> [BRIEF]
Everything from the opening line of the records below through the line with "const y0 = 615, y90 = 25;" must be duplicated exactly, pictures left out.
··· SUPPLIED DATA
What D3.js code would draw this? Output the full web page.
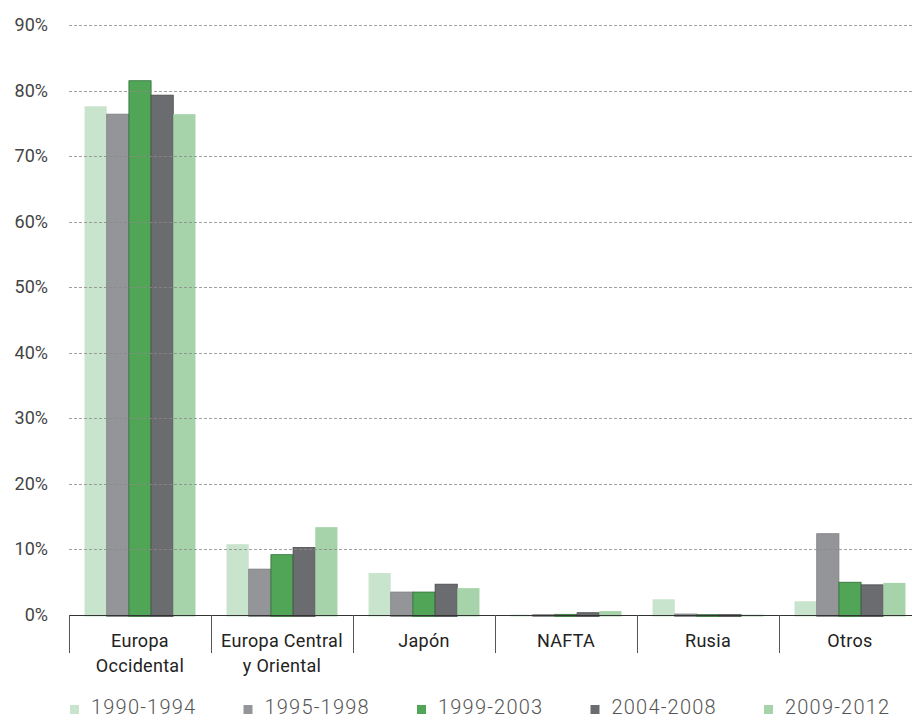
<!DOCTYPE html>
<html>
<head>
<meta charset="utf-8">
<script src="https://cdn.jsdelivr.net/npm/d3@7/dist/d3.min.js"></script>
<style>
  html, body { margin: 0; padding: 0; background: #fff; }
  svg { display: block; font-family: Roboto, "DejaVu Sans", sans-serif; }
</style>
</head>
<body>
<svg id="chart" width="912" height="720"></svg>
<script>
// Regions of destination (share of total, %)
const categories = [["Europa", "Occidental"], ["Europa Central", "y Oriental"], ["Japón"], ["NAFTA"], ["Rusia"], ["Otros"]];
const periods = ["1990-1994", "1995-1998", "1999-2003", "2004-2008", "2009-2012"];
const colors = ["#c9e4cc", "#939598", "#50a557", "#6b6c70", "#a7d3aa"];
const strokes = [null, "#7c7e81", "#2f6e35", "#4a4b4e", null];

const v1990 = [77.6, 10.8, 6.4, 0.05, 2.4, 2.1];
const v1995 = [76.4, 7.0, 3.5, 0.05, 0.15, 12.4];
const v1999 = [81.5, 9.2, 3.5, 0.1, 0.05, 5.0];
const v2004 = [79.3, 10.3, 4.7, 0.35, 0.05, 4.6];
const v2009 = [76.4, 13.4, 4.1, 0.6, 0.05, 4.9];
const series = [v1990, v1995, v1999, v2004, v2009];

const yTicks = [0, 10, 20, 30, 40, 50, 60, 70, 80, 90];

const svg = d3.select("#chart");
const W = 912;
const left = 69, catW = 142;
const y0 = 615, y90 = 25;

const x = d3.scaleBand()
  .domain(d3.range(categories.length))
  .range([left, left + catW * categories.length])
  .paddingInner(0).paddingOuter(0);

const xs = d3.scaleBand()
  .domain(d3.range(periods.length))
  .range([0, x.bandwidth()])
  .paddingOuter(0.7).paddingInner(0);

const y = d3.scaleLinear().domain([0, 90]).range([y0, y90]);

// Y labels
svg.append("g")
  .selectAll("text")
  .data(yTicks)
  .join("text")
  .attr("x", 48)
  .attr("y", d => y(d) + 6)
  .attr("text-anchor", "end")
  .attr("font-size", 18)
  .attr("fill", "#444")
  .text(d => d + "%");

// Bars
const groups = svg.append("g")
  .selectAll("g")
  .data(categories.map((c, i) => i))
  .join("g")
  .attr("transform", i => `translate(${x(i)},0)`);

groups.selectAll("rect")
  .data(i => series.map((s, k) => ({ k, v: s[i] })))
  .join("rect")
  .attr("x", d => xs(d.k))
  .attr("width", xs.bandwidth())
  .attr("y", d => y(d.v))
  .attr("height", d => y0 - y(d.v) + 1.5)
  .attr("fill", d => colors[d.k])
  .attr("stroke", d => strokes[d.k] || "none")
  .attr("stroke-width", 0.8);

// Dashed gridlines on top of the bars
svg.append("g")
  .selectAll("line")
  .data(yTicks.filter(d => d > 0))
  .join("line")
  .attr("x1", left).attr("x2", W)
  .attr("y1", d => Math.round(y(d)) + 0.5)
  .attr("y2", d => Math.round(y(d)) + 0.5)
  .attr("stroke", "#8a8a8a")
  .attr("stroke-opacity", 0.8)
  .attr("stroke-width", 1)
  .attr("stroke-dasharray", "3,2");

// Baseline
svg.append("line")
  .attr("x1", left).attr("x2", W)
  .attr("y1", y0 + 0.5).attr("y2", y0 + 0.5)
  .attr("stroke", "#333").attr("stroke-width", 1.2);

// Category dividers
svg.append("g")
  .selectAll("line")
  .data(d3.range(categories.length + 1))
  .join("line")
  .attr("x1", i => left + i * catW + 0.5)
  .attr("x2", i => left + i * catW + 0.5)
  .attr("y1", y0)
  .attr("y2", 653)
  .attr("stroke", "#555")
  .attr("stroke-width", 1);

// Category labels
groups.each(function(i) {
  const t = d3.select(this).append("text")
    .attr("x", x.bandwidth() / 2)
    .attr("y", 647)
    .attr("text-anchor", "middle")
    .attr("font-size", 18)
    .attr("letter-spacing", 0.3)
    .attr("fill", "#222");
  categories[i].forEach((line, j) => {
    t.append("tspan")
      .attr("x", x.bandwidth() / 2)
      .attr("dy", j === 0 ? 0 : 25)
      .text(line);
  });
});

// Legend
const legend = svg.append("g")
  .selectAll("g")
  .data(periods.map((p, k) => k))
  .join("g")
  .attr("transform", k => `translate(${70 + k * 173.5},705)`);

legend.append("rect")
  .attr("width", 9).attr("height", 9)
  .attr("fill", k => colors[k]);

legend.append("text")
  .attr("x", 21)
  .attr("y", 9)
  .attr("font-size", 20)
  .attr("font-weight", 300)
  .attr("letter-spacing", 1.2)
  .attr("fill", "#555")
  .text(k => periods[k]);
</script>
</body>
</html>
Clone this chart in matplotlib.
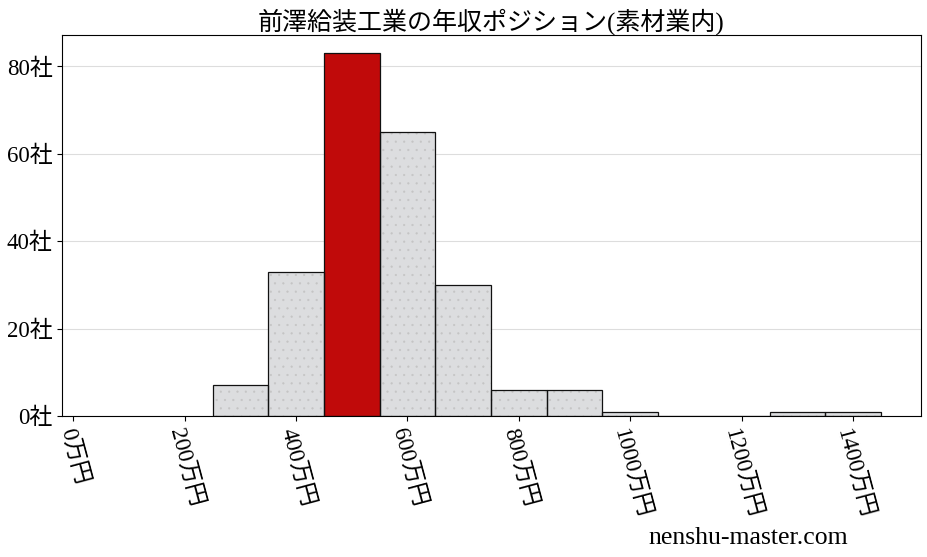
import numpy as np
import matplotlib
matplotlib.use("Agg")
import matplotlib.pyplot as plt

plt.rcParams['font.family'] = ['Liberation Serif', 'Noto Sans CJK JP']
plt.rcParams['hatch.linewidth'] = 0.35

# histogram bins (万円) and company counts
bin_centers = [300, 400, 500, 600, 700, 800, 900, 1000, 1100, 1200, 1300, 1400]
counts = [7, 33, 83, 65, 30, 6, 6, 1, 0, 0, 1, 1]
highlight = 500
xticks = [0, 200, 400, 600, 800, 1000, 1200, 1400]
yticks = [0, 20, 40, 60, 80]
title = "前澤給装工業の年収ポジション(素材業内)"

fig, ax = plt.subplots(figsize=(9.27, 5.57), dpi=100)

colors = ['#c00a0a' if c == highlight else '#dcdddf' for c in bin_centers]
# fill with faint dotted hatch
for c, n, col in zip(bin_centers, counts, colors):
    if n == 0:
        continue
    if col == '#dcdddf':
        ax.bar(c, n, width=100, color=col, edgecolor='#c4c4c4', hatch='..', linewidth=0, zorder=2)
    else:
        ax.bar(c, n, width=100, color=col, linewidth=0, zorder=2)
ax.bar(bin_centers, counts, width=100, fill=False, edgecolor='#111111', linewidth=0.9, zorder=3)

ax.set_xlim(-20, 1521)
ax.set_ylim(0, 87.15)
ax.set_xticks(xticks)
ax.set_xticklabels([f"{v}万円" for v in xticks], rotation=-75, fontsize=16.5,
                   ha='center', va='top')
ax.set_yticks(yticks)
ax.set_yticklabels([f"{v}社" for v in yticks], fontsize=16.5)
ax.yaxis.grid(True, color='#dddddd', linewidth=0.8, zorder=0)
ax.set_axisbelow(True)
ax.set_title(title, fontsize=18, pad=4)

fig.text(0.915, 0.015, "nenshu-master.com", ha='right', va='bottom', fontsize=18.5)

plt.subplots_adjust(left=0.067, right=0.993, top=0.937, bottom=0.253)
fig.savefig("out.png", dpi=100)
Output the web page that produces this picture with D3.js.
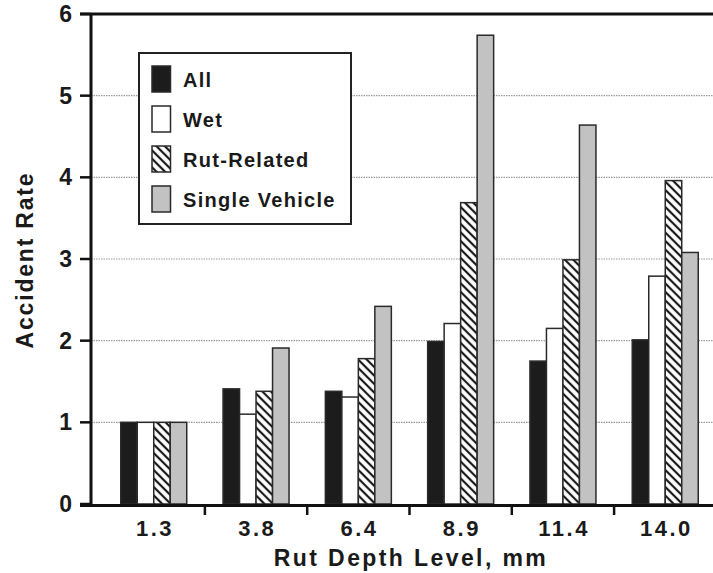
······
> [COMPLETED TASK]
What D3.js code would draw this? Output the full web page.
<!DOCTYPE html>
<html>
<head>
<meta charset="utf-8">
<script src="https://cdn.jsdelivr.net/npm/d3@7/dist/d3.min.js"></script>
<style>
  html, body { margin: 0; padding: 0; background: #fff; }
  svg { display: block; font-family: Roboto, "DejaVu Sans", sans-serif; }
</style>
</head>
<body>
<svg id="chart" width="912" height="720"></svg>
<script>
// Regions of destination (share of total, %)
const categories = [["Europa", "Occidental"], ["Europa Central", "y Oriental"], ["Japón"], ["NAFTA"], ["Rusia"], ["Otros"]];
const periods = ["1990-1994", "1995-1998", "1999-2003", "2004-2008", "2009-2012"];
const colors = ["#c9e4cc", "#939598", "#50a557", "#6b6c70", "#a7d3aa"];
const strokes = [null, "#7c7e81", "#2f6e35", "#4a4b4e", null];

const v1990 = [77.6, 10.8, 6.4, 0.05, 2.4, 2.1];
const v1995 = [76.4, 7.0, 3.5, 0.05, 0.15, 12.4];
const v1999 = [81.5, 9.2, 3.5, 0.1, 0.05, 5.0];
const v2004 = [79.3, 10.3, 4.7, 0.35, 0.05, 4.6];
const v2009 = [76.4, 13.4, 4.1, 0.6, 0.05, 4.9];
const series = [v1990, v1995, v1999, v2004, v2009];

const yTicks = [0, 10, 20, 30, 40, 50, 60, 70, 80, 90];

const svg = d3.select("#chart");
const W = 912;
const left = 69, catW = 142;
const y0 = 615, y90 = 25;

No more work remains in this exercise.